June is the month where sunshine is at its most. It may not be the hottest month but this is when plants are given their most productive time to grow and thrive. New plants in the vegetable garden and bedding or container plants actually to do most of their growing now whilst light levels are high and temperature constraints lowest.

Once larger plants have established there should be ample water from winter in the soil to see them through in late summer. Newly planted seedlings and plants, however, need careful watering to ensure they thrive. We know all too well how fickle the weather can be and after a very dry April and not much rainfall in May your garden/allotment will probably need all the watering help it can get. Watering is key to growing plants well, this not only means providing the water our gardens need, but using it wisely. Water is a precious resource and supplies in the UK are under pressure. Fertiliser and mulching will help them make the most of this light for better results later in the summer.

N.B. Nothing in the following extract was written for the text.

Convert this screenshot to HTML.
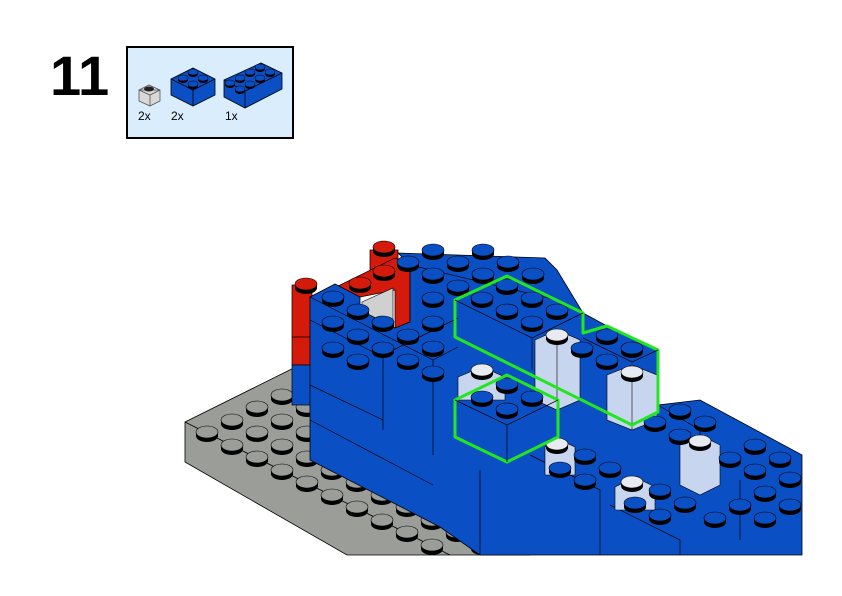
<!DOCTYPE html>
<html><head><meta charset="utf-8"><style>
html,body{margin:0;padding:0;background:#fff;width:842px;height:596px;overflow:hidden}
svg{display:block}
</style></head><body>
<svg width="842" height="596" viewBox="0 0 842 596" xmlns="http://www.w3.org/2000/svg">
<defs>
<g id="bs"><ellipse cx="0" cy="4" rx="11" ry="6" fill="#000"/><rect x="-11" y="0" width="22" height="4" fill="#000"/><ellipse cx="0" cy="0" rx="11" ry="6" fill="#0a50c4" stroke="#000" stroke-width="0.6"/></g>
<g id="gs"><ellipse cx="0" cy="4" rx="11" ry="6" fill="#000"/><rect x="-11" y="0" width="22" height="4" fill="#000"/><ellipse cx="0" cy="0" rx="11" ry="6" fill="#9a9d98" stroke="#000" stroke-width="0.6"/></g>
<g id="cs"><ellipse cx="0" cy="4" rx="11" ry="6" fill="#000"/><rect x="-11" y="0" width="22" height="4" fill="#000"/><ellipse cx="0" cy="0" rx="11" ry="6" fill="#e8ecf2" stroke="#000" stroke-width="0.6"/></g>
<g id="rs"><ellipse cx="0" cy="4" rx="11" ry="6" fill="#000"/><rect x="-11" y="0" width="22" height="4" fill="#000"/><ellipse cx="0" cy="0" rx="11" ry="6" fill="#d41a0a" stroke="#000" stroke-width="0.6"/></g>
<g id="is"><ellipse cx="0" cy="2" rx="5" ry="3" fill="#000"/><ellipse cx="0" cy="0" rx="5" ry="3" fill="#0a50c4" stroke="#000" stroke-width="0.5"/></g>
</defs>

<text x="50" y="95" font-family="Liberation Sans, sans-serif" font-weight="bold" font-size="56" fill="#000">11</text>
<rect x="127" y="47" width="166" height="91" fill="#d9edfd" stroke="#000" stroke-width="2"/>
<polygon points="139,90 149,85 160,90 160,101 150,106 139,101" fill="#d8d8d8" stroke="#555" stroke-width="0.8"/>
<polygon points="139,90 150,95 160,90" fill="none" stroke="#555" stroke-width="0.8"/>
<line x1="150" y1="95" x2="150" y2="106" stroke="#555" stroke-width="0.8"/>
<ellipse cx="149" cy="89" rx="5" ry="2.5" fill="#222"/>
<polygon points="171,79 193,68 215,79 215,95 193,106 171,95" fill="#0a50c4" stroke="#000" stroke-width="0.8"/>
<polyline points="171,79 193,90 215,79" fill="none" stroke="#000" stroke-width="0.8"/>
<line x1="193" y1="90" x2="193" y2="106" stroke="#000" stroke-width="0.8"/>
<use href="#is" x="193" y="72"/><use href="#is" x="183" y="78"/><use href="#is" x="203" y="78"/><use href="#is" x="193" y="84"/>
<polygon points="224,80 261,63 282,73 282,89 245,108 224,97" fill="#0a50c4" stroke="#000" stroke-width="0.8"/>
<polyline points="224,80 245,91 282,73" fill="none" stroke="#000" stroke-width="0.8"/>
<line x1="245" y1="91" x2="245" y2="108" stroke="#000" stroke-width="0.8"/>
<use href="#is" x="260" y="67"/><use href="#is" x="250" y="72"/><use href="#is" x="270" y="72"/><use href="#is" x="240" y="78"/><use href="#is" x="260" y="78"/><use href="#is" x="230" y="83"/><use href="#is" x="250" y="84"/><use href="#is" x="240" y="89"/>
<g font-family="Liberation Sans, sans-serif" font-size="12" fill="#000"><text x="138" y="120">2x</text><text x="171" y="120">2x</text><text x="225" y="120">1x</text></g>

<!-- baseplate -->
<polygon points="185,422 330,350 580,475 530,555 347,555 185,462" fill="#9a9d98" stroke="#000" stroke-width="0.8"/>
<line x1="185" y1="422" x2="450" y2="555" stroke="#000" stroke-width="0.8"/>
<g>
<use href="#gs" x="207" y="432"/><use href="#gs" x="232" y="445"/><use href="#gs" x="257" y="457"/><use href="#gs" x="282" y="470"/><use href="#gs" x="307" y="482"/><use href="#gs" x="332" y="495"/><use href="#gs" x="357" y="507"/><use href="#gs" x="382" y="520"/><use href="#gs" x="407" y="532"/><use href="#gs" x="432" y="545"/>
<use href="#gs" x="232" y="420"/><use href="#gs" x="257" y="432"/><use href="#gs" x="282" y="445"/><use href="#gs" x="307" y="457"/><use href="#gs" x="332" y="470"/><use href="#gs" x="357" y="482"/><use href="#gs" x="382" y="495"/><use href="#gs" x="407" y="507"/><use href="#gs" x="432" y="520"/><use href="#gs" x="457" y="532"/><use href="#gs" x="482" y="545"/>
<use href="#gs" x="257" y="407"/><use href="#gs" x="282" y="420"/><use href="#gs" x="307" y="432"/><use href="#gs" x="282" y="395"/><use href="#gs" x="307" y="407"/><use href="#gs" x="307" y="382"/>
<use href="#gs" x="457" y="507"/><use href="#gs" x="482" y="520"/><use href="#gs" x="507" y="532"/>
</g>

<!-- red pieces -->
<polygon points="370,250 398,250 398,270 370,270" fill="#d41a0a" stroke="#000" stroke-width="0.7"/>
<use href="#rs" x="384" y="247"/>
<polygon points="330,290 395,258 410,265 410,330 395,330 395,290 345,300" fill="#d41a0a" stroke="#000" stroke-width="0.7"/>
<polygon points="362,302 393,288 393,325 362,318" fill="#d0d0d0" stroke="#000" stroke-width="0.6"/>
<use href="#rs" x="360" y="283"/><use href="#rs" x="384" y="271"/>
<rect x="292" y="285" width="20" height="80" fill="#d41a0a" stroke="#000" stroke-width="0.7"/>
<rect x="292" y="365" width="20" height="40" fill="#0a50c4" stroke="#000" stroke-width="0.7"/>
<line x1="292" y1="337" x2="312" y2="337" stroke="#000" stroke-width="0.7"/>
<use href="#rs" x="306" y="284"/>

<!-- blue mass -->
<polygon points="310,297 335,284 360,297 360,310 395,328 410,322 410,265 398,253 545,258 557,270 583,313 607,326 658,350 658,405 700,400 802,455 802,555 480,555 440,527 310,460" fill="#0a50c4" stroke="#000" stroke-width="0.8"/>
<g fill="none" stroke="#000" stroke-width="0.7">
<polyline points="310,297 433,360 433,455"/>
<polyline points="310,320 383,357 383,430"/>
<line x1="310" y1="385" x2="383" y2="420"/><line x1="310" y1="420" x2="433" y2="485"/>
<polyline points="383,355 458,318"/>
<line x1="433" y1="360" x2="458" y2="347"/>
<line x1="410" y1="265" x2="557" y2="300"/>
<polyline points="480,470 480,555"/>
<polyline points="530,455 600,490 600,555"/>
<polyline points="610,505 680,540 680,555"/>
<line x1="658" y1="405" x2="700" y2="430"/><line x1="700" y1="430" x2="700" y2="480"/>
<line x1="740" y1="480" x2="740" y2="540"/>
</g>

<g fill="#c7d6ee" stroke="#000" stroke-width="0.6">
<polygon points="535,340 557,330 580,340 580,400 557,410 535,400"/>
<polygon points="607,375 632,365 657,375 657,420 632,430 607,420"/>
<polygon points="458,377 482,367 505,377 505,400 458,400"/>
<polygon points="680,445 700,435 720,445 720,485 700,495 680,485"/>
<polygon points="615,487 635,477 655,487 655,510 615,510"/>
<polygon points="545,447 560,440 575,447 575,475 545,475"/>
</g>
<line x1="557" y1="345" x2="557" y2="410" stroke="#000" stroke-width="0.6"/>
<line x1="632" y1="380" x2="632" y2="430" stroke="#000" stroke-width="0.6"/>

<g>
<use href="#bs" x="408" y="262"/><use href="#bs" x="433" y="250"/><use href="#bs" x="458" y="262"/><use href="#bs" x="483" y="250"/><use href="#bs" x="508" y="262"/><use href="#bs" x="533" y="274"/><use href="#bs" x="433" y="274"/><use href="#bs" x="458" y="286"/><use href="#bs" x="483" y="274"/>
<use href="#bs" x="333" y="297"/><use href="#bs" x="358" y="310"/><use href="#bs" x="333" y="322"/><use href="#bs" x="358" y="335"/><use href="#bs" x="383" y="322"/><use href="#bs" x="333" y="348"/><use href="#bs" x="358" y="360"/><use href="#bs" x="383" y="348"/><use href="#bs" x="408" y="335"/><use href="#bs" x="433" y="347"/><use href="#bs" x="408" y="360"/><use href="#bs" x="433" y="372"/><use href="#bs" x="433" y="322"/><use href="#bs" x="433" y="298"/>
<use href="#bs" x="507" y="285"/><use href="#bs" x="482" y="298"/><use href="#bs" x="532" y="298"/><use href="#bs" x="507" y="310"/><use href="#bs" x="557" y="310"/><use href="#bs" x="532" y="322"/>
<use href="#bs" x="607" y="335"/><use href="#bs" x="582" y="348"/><use href="#bs" x="632" y="348"/><use href="#bs" x="607" y="360"/>
<use href="#bs" x="507" y="384"/><use href="#bs" x="482" y="397"/><use href="#bs" x="532" y="397"/><use href="#bs" x="507" y="409"/>
<use href="#bs" x="680" y="410"/><use href="#bs" x="655" y="422"/><use href="#bs" x="705" y="422"/><use href="#bs" x="680" y="435"/>
<use href="#bs" x="755" y="445"/><use href="#bs" x="730" y="458"/><use href="#bs" x="780" y="458"/><use href="#bs" x="755" y="470"/><use href="#bs" x="790" y="478"/><use href="#bs" x="765" y="492"/><use href="#bs" x="740" y="505"/><use href="#bs" x="790" y="505"/><use href="#bs" x="715" y="518"/><use href="#bs" x="765" y="518"/>
<use href="#bs" x="585" y="455"/><use href="#bs" x="560" y="468"/><use href="#bs" x="610" y="468"/><use href="#bs" x="585" y="480"/>
<use href="#bs" x="660" y="490"/><use href="#bs" x="635" y="503"/><use href="#bs" x="685" y="503"/><use href="#bs" x="660" y="515"/>
</g>
<g><use href="#cs" x="557" y="335"/><use href="#cs" x="482" y="370"/><use href="#cs" x="632" y="372"/><use href="#cs" x="700" y="441"/><use href="#cs" x="557" y="444"/><use href="#cs" x="632" y="482"/></g>

<g fill="none" stroke="#22e61e" stroke-width="3" stroke-linejoin="round">
<polygon points="455,300 507,276 583,313 583,333 607,326 658,350 658,412 632,425 455,337"/>
<polygon points="455,400 507,375 558,400 558,437 507,462 455,437"/>
</g>
<g fill="none" stroke="#000" stroke-width="0.7">
<polyline points="455,300 532,338 583,313"/><line x1="532" y1="338" x2="532" y2="370"/>
<polyline points="455,400 507,425 558,400"/><line x1="507" y1="425" x2="507" y2="462"/>
<polyline points="583,338 632,362 658,350"/>
</g>
<rect x="0" y="556" width="842" height="40" fill="#fff"/>
</svg>
</body></html>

Weeds, unfortunately, seem to lack the need for either water or nutrients to survive! Weed, weed and weed some more especially in wetter weather and lookout for slugs! They can decimate an unprotected crop but it is quite right that the slug pellet as we knew them are now banned! Once more we see the no mow areas have been in action again this year and is a mind change to help and protect our wildlife. We all love a nicely cut lawn but leave it a bit longer and if possible, create a no mow area yourself.

Visit your local garden centre to get ideas for great looking summer borders and hanging baskets. It’s also time to prune your spring flowering shrubs such as forsythia. It makes for a healthier more robust plant next year. There should be some crops available if you have had the time to plant them but if not it’s not too late to get some in. Cut and come again salad leaves are an easy grow and quite delicious. Look after your tomatoes and feed if necessary. Potatoes like water and hopefully there has been enough for a decent early crop.

Which brings us nicely to the Frenchay Flower Show. It doesn’t matter what you think of your crops: it’s all about entering and making the best of what you have. We all want this fabulous village event to be as bright and bountiful as it has in the past!